Looking across the creek, with a large green hawthorn in the foreground. The log propped against the hawthorn was brought there by floodwaters. Whenever I see green hawthorn I think of a description that I read in Sally Wasowski's Gardening with Native Plants of the South: "The trunk on green hawthorn is wonderful -- fluted, twisting, and the color of apple-cinnamon ice cream."
This is a slough that was dammed years ago by beaver and runs perpendicular to Middle Creek. It's a quiet backwater compared to the fast-moving creek. Willows, water tupelos, red maples and Hibiscus moscheutos grow out of the water. It's not at all unusual to scare up a pair of wood ducks, either from the slough or the creek, and I often see prothonotary warblers here in summer.
It's home to these yellow-bellied sliders basking in the sun. These guys are shy and dive into the water at the first sign of an intruder.

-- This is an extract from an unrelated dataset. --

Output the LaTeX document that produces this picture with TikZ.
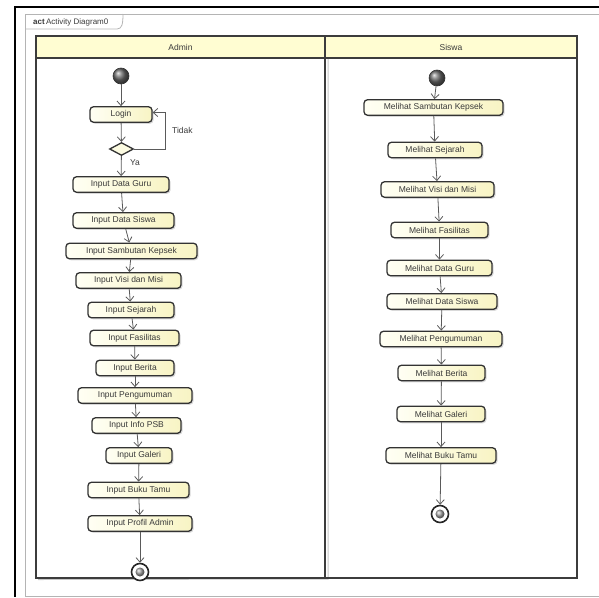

A hermit thrush who will be heading north or to the mountains soon. He has a lovely song that I sometimes hear before he leaves, a very haunting, flute-like melody.
The bark of a young River Birch is very beautiful, with its intricate paper-like scrolls and delicate coloring.
Today we spotted a pair of wood ducks, a pair of blue-gray gnatcatchers, a white-eyed vireo, and a flock of cedar waxwings. We could hear a pileated woodpecker calling nearby. The wild crabapple is covered in buds that are about to open. We missed seeing it in bloom last year, so I'm glad we checked on it.
P.S. Sunday I scared up the wood ducks again, in exactly the same spot. I wonder if perhaps they are using the nest box that my husband put up last November? One can hope. I think it may be a cold day in he double hockeysticks before I get a picture of these guys though. lol They are extremely wary.
I also saw a gray fox run across the clearing west of the big perennial bed yesterday afternoon, and heard a male bobwhite quail calling in the cover between the neighbor's pasture and our driveway.